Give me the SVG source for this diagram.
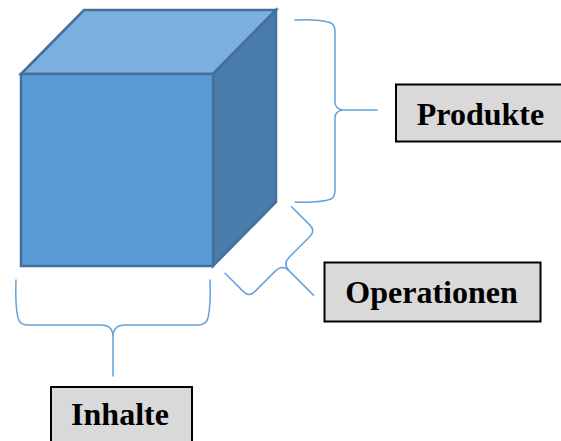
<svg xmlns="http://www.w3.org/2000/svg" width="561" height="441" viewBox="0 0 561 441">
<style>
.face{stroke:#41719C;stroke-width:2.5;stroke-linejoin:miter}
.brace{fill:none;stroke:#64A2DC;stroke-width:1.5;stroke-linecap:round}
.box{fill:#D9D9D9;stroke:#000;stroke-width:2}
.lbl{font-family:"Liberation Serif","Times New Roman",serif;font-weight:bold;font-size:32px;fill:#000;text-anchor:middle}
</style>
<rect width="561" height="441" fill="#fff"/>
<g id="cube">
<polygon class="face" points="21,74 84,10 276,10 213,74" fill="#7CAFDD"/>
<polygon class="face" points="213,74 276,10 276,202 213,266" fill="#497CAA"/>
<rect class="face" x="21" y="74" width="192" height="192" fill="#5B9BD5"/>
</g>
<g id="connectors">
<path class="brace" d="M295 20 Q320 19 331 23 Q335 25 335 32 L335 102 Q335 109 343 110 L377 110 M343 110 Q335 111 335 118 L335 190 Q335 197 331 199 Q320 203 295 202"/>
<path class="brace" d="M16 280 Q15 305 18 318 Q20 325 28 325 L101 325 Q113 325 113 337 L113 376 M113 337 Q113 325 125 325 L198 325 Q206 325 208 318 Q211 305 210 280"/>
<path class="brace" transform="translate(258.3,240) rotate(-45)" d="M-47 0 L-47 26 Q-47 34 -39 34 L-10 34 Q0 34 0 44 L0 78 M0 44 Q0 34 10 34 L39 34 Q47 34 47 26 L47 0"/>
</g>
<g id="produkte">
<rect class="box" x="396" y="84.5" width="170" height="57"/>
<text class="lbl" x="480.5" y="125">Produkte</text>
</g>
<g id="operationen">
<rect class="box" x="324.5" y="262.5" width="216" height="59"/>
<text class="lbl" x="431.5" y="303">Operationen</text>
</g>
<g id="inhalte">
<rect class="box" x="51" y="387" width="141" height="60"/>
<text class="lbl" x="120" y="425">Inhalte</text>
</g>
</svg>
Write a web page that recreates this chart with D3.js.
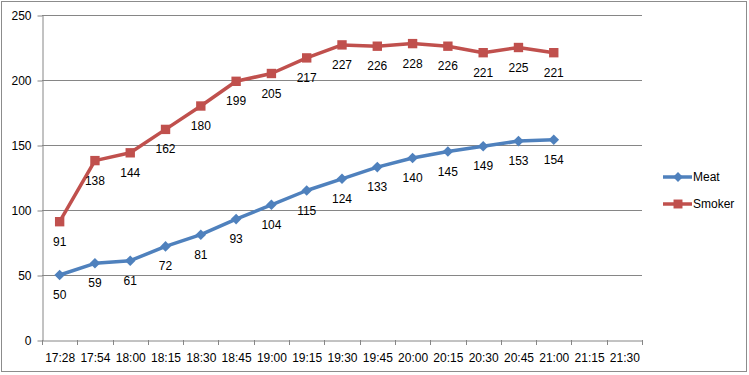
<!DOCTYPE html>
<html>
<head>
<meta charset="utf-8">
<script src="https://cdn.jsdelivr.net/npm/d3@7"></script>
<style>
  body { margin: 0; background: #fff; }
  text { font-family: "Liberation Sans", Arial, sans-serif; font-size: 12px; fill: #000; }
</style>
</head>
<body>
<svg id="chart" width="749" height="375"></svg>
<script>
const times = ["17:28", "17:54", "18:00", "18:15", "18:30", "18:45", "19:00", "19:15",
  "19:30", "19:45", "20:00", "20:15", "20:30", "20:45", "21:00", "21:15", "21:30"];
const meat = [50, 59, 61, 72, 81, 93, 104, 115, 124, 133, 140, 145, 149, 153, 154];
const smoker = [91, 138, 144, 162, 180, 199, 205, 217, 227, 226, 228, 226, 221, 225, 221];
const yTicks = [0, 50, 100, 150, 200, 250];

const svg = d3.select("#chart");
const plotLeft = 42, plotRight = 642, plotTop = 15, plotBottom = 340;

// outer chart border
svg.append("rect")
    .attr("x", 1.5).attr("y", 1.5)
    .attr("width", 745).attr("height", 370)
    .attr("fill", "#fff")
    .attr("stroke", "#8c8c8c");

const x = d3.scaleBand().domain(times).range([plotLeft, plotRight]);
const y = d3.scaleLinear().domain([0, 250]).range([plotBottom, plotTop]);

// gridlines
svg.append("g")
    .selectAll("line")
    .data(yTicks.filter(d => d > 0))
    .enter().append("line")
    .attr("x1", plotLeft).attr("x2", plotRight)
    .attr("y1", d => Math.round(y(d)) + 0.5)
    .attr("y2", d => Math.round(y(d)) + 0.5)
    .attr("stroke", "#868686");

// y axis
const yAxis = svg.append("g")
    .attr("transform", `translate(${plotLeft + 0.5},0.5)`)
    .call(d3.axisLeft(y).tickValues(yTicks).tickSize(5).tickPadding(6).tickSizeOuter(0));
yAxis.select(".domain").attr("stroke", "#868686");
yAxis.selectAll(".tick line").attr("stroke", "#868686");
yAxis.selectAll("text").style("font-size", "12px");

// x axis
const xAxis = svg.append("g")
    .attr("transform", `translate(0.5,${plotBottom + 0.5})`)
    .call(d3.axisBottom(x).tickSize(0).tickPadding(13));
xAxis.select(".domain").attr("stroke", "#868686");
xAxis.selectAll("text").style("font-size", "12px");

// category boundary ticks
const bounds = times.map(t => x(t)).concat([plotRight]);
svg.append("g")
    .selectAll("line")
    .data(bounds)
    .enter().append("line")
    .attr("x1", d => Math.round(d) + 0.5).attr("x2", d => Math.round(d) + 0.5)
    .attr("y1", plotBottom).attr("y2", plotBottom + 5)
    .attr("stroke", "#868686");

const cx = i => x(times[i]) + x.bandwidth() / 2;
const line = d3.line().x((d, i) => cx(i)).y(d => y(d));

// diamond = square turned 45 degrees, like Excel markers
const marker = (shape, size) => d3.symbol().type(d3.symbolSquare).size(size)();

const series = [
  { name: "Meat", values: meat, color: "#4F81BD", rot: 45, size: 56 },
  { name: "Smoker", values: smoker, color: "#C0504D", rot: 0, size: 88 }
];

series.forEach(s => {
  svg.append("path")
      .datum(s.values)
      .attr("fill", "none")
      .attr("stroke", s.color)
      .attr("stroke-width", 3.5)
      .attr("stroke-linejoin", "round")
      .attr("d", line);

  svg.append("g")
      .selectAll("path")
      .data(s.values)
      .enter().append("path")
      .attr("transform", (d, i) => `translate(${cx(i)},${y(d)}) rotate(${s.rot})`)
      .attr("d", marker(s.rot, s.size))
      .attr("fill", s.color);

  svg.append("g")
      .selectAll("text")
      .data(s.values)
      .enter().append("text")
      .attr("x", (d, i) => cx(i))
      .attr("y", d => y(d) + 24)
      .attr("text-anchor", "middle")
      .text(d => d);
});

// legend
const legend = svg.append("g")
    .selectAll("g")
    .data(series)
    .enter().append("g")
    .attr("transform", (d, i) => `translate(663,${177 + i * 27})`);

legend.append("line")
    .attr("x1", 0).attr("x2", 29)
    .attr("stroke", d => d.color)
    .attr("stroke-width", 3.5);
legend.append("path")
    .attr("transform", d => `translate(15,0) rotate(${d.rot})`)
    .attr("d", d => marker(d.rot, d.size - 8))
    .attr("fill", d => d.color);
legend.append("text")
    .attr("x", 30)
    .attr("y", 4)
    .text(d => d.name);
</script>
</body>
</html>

● ● ● ● ● ● ●

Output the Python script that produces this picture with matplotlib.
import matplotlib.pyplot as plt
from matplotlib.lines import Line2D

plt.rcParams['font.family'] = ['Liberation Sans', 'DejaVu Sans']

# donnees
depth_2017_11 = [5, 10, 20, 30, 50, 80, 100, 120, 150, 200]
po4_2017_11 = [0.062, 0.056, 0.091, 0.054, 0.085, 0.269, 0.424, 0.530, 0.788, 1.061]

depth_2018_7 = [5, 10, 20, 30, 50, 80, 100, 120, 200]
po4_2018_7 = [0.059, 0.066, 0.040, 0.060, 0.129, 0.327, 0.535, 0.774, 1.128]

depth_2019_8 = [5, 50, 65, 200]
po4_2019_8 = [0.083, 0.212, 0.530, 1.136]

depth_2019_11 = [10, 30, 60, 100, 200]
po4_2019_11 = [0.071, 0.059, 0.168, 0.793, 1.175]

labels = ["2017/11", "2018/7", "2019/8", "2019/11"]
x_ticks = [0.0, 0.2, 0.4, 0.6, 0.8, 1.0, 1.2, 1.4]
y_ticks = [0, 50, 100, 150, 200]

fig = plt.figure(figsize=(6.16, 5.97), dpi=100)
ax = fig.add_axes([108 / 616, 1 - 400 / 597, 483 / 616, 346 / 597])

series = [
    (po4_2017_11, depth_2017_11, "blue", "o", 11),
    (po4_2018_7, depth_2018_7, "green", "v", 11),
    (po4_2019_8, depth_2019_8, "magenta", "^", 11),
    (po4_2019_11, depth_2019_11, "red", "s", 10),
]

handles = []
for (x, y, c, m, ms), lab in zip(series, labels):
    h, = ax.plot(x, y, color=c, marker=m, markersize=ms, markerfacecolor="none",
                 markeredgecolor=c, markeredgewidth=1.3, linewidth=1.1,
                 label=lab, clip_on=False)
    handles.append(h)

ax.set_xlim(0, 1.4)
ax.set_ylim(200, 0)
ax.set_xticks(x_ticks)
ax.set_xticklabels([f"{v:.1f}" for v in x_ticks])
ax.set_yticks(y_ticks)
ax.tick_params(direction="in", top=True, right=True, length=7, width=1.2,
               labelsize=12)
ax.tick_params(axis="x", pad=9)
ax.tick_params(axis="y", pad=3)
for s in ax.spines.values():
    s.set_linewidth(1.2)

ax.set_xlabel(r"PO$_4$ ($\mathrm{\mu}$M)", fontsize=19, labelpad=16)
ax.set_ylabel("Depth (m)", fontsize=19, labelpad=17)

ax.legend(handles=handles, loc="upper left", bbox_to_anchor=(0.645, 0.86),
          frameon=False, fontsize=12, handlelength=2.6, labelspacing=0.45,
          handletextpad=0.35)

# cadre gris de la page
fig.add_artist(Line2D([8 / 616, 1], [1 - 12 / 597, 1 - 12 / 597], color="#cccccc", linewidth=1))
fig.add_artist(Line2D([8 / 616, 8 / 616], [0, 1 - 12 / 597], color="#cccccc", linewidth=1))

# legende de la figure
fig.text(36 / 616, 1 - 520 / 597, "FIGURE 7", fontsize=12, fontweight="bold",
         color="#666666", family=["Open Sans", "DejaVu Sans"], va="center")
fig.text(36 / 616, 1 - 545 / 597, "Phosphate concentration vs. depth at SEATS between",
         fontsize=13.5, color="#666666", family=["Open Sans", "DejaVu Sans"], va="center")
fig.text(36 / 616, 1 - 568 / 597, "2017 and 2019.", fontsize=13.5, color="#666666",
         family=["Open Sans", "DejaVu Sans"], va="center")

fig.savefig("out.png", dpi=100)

● ● ● ● ● ● ●

Exercise prompt
Start at the line with "Output the Python", stop at the line with "0.530, 0.788, 1.061]", and return every line in that stretch exactly, those two included.

Answer to the exercise
Output the Python script that produces this picture with matplotlib.
import matplotlib.pyplot as plt
from matplotlib.lines import Line2D

plt.rcParams['font.family'] = ['Liberation Sans', 'DejaVu Sans']

# donnees
depth_2017_11 = [5, 10, 20, 30, 50, 80, 100, 120, 150, 200]
po4_2017_11 = [0.062, 0.056, 0.091, 0.054, 0.085, 0.269, 0.424, 0.530, 0.788, 1.061]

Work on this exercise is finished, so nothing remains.